Downstream industrial expansions include the Kerteh Terengganu Industrial Park (KTIP), a RM 680 million project developed across 407 hectares through a public-private consortium aimed at establishing an integrated bio-economy and second-generation biopolymer production hub. In urban development, the RM 500 million Garden Bay City project covers 44 acres along the Kerteh River and coastline, incorporating residential developments, commercial precincts, eco-tourism amenities, and a planned 200-bed private specialist hospital.

Retail services in the town are anchored by Mesra Mall, a major shopping complex catering to the eastern coastal petrochemical belt that houses supermarkets, international apparel brands, a multi-screen cinema, and family entertainment facilities.
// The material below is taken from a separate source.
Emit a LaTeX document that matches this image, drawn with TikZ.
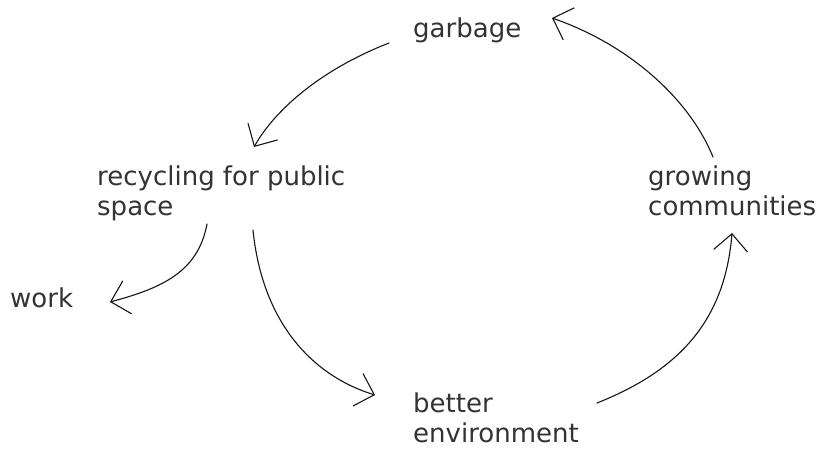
\documentclass[tikz,border=0pt]{standalone}
\usepackage{fontspec}
\setmainfont{DejaVu Sans}
\usetikzlibrary{arrows.meta}
\definecolor{txt}{HTML}{333333}
\definecolor{ink}{HTML}{151515}
\begin{document}
\begin{tikzpicture}[x=1pt,y=-1pt,
  label/.style={anchor=base west,inner sep=0pt,align=left,text=txt,
    font=\fontsize{26}{30}\selectfont},
  sketch/.style={draw=ink,line width=1.1pt,line cap=round,line join=round,
    -{Straight Barb[length=17pt,width=34pt,line width=1.1pt]}}]
\useasboundingbox (0,0) rectangle (835,448);
\node[label] (garbage) at (413,37) {garbage};
\node[label] (recycling) at (97,215) {recycling for public\\space};
\node[label] (work) at (10,307) {work};
\node[label] (better) at (413,442) {better\\environment};
\node[label] (growing) at (648,215) {growing\\communities};
% connector ends
\coordinate (g1) at (389,43);
\coordinate (r1) at (254,147);
\coordinate (r2) at (207,224);
\coordinate (w1) at (110,302);
\coordinate (r3) at (253,230);
\coordinate (b1) at (375,395);
\coordinate (b2) at (597,403);
\coordinate (c1) at (732,233);
\coordinate (c2) at (713,157);
\coordinate (g2) at (552,18);
\draw[sketch] (g1) .. controls (320,70) and (275,110) .. (r1);
\draw[sketch] (r2) .. controls (198,272) and (162,288) .. (w1);
\draw[sketch] (r3) .. controls (262,320) and (310,375) .. (b1);
\draw[sketch] (b2) .. controls (680,370) and (725,320) .. (c1);
\draw[sketch] (c2) .. controls (690,100) and (630,45) .. (g2);
\end{tikzpicture}
\end{document}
==Tourism and conservation==
- Ma'Daerah Turtle Sanctuary: Located along the northern coastal stretch of Kerteh near Kampung Labohan, this beach sanctuary was established in 1999 as a joint conservation effort between the Department of Fisheries, BP, and WWF-Malaysia. Operating primarily during the annual sea turtle nesting season between March and September, it protects nesting habitats for green sea turtles (penyu agar), hawksbill sea turtles, and leatherback turtles, featuring artificial incubation hatcheries and educational programmes for guided public releases of sea turtle hatchlings.
- Beaches and Coastal Recreation: Coastal beaches include Pantai Teluk Air Tawar, Pantai Seberang Penarik, and Pantai Paloh. Farther south near Kemasik, Pantai Kemasik features natural coastal twin rocks and an inland lagoon popular for photography.

==Transportation==
Kerteh is served by Kerteh Airport (IATA: KTE, ICAO: WMKE), owned and operated by Senai Airport Terminal Services Sdn Bhd. The facility handles charter flights operated for oil and gas personnel to Sultan Abdul Aziz Shah Airport near Kuala Lumpur, as well as offshore helicopter services shuttling workers to oil and gas platforms in the South China Sea.

Road accessibility is provided by the East Coast Expressway (ECE, phase 2), connected directly via Exit 847 (Kertih Interchange). Federal Route 3 serves as the main trunk road traversing north–south through Kerteh town center.